White House spokesman Trent Duffy said he had not seen the letter or the audit summary as of late yesterday afternoon. But he said the administration is committed to reclaiming misspent funds. "The president has said repeatedly that if there were any improper payments, the government is going to get its money back," Duffy said. Pentagon spokesperson Lt. Col. Rose-Ann Lynch said the investigation "is ongoing, and we do not discuss ongoing investigations."

Carol Sanders, a spokeswoman for the Army Corps of Engineers, which oversaw the fuel contract, said there have been more recent versions of the audit than the one released yesterday. She declined to comment on their substance. "[W]e are still studying the audits preparatory to entering into final negotiations with [KBR]," she said.

Halliburton spokesperson Wendy Hall criticized the summary audit that was released, saying in a statement that the "report fails to take into account the fact that KBR performed an urgent mission at the Army's request and that the mission took place in a war-time environment."

Hall said KBR delivered "vital services for the Iraqi people at a fair and reasonable cost given the circumstances."

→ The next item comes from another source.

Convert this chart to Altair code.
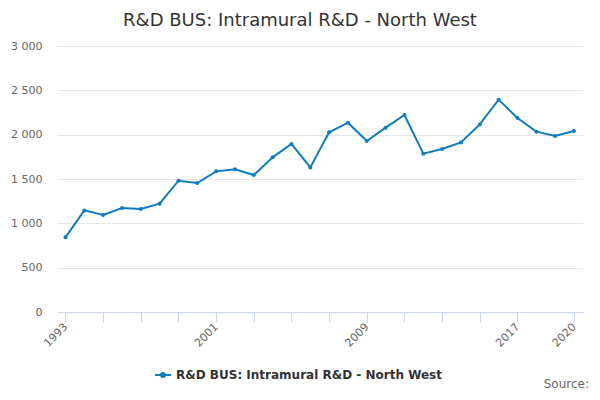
import altair as alt
import pandas as pd

# values
years = list(range(1993, 2021))
values = [842, 1146, 1094, 1173, 1162, 1222, 1481, 1455, 1586, 1609,
          1545, 1744, 1895, 1631, 2026, 2135, 1928, 2079, 2222, 1786,
          1838, 1913, 2116, 2395, 2188, 2034, 1985, 2041]
series = "R&D BUS: Intramural R&D - North West"

x_ticks = [1993, 1995, 1997, 1999, 2001, 2003, 2005, 2007, 2009, 2011,
           2013, 2015, 2017, 2020]
x_labels = [1993, 2001, 2009, 2017, 2020]
y_ticks = [0, 500, 1000, 1500, 2000, 2500, 3000]

df = pd.DataFrame({"year": years, "value": values, "series": series})

blue = "#0f7cc0"
font = "DejaVu Sans"

x_enc = alt.X(
    "year:Q",
    scale=alt.Scale(domain=[1992.55, 2020.48], nice=False, zero=False),
    axis=alt.Axis(
        title=None, values=x_ticks, grid=False, format="d",
        labelExpr="indexof(" + str(x_labels) + ", datum.value) >= 0 ? datum.label : ''",
        labelAngle=-45, labelAlign="right", labelBaseline="middle",
        labelPadding=3, labelFlush=False, labelOverlap=False,
        tickSize=10, tickColor="#ccd6eb", domainColor="#ccd6eb",
        labelColor="#666666", labelFontSize=11, labelFont=font),
)
y_enc = alt.Y(
    "value:Q",
    scale=alt.Scale(domain=[0, 3000], nice=False),
    axis=alt.Axis(
        title=None, values=y_ticks, domain=False, ticks=False,
        labelExpr="replace(format(datum.value, ','), ',', ' ')",
        labelPadding=15, labelColor="#666666", labelFontSize=11,
        labelFont=font, gridColor="#e6e6e6"),
)
color_enc = alt.Color(
    "series:N",
    scale=alt.Scale(range=[blue]),
    legend=alt.Legend(
        title=None, orient="none", legendX=97, legendY=320, labelLimit=0,
        symbolType="M-1,0H1M-0.25,0A0.25,0.25,0,1,1,0.25,0A0.25,0.25,0,1,1,-0.25,0",
        symbolSize=256, symbolStrokeWidth=2, symbolFillColor=blue,
        symbolStrokeColor=blue, labelFont=font, labelFontSize=12,
        labelFontWeight="bold", labelColor="#333333"),
)

base = alt.Chart(df)
line = base.mark_line(strokeWidth=2).encode(x=x_enc, y=y_enc, color=color_enc)
points = base.mark_point(filled=True, size=16, opacity=1).encode(
    x="year:Q", y="value:Q", color=alt.Color("series:N", legend=None))

source = alt.Chart(pd.DataFrame({"t": ["Source:"]})).mark_text(
    align="right", baseline="alphabetic", font=font, fontSize=12,
    color="#666666").encode(
    text="t:N", x=alt.value(532), y=alt.value(342))

chart = alt.layer(line, points, source).properties(
    width=526, height=266,
    autosize=alt.AutoSizeParams(type="none"),
    padding={"left": 49, "top": 38, "right": 9, "bottom": 80},
    title=alt.Title(series, font=font, fontSize=18, fontWeight="normal",
                    color="#333333", anchor="middle", frame="group",
                    dx=-20, offset=10),
).configure_view(stroke=None)

chart.save("out.html", embed_options={"renderer": "svg", "actions": False})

According to the audit summary, KBR negotiated fuel prices with Kuwaiti supplier Altanmia during a very short period in the spring of 2003, and then largely stuck with those prices for nearly a year even though lower prices may have been available. "It is not reasonable to use prices negotiated in only a few days, under extremely difficult circumstances, for the entire period of performance," the auditors concluded.

On Capitol Hill yesterday, Richard Jones, a former U.S. ambassador to Kuwait, acknowledged sending an e-mail in which he pushed for KBR to sign a deal quickly with Altanmia to meet a rising demand for fuel in Iraq. Jones also testified the embassy had received reports from Altanmia officials that Halliburton executives were demanding kickbacks. Jones said those reports were passed along to Pentagon investigators.

Staff researcher Madonna Lebling contributed to this report.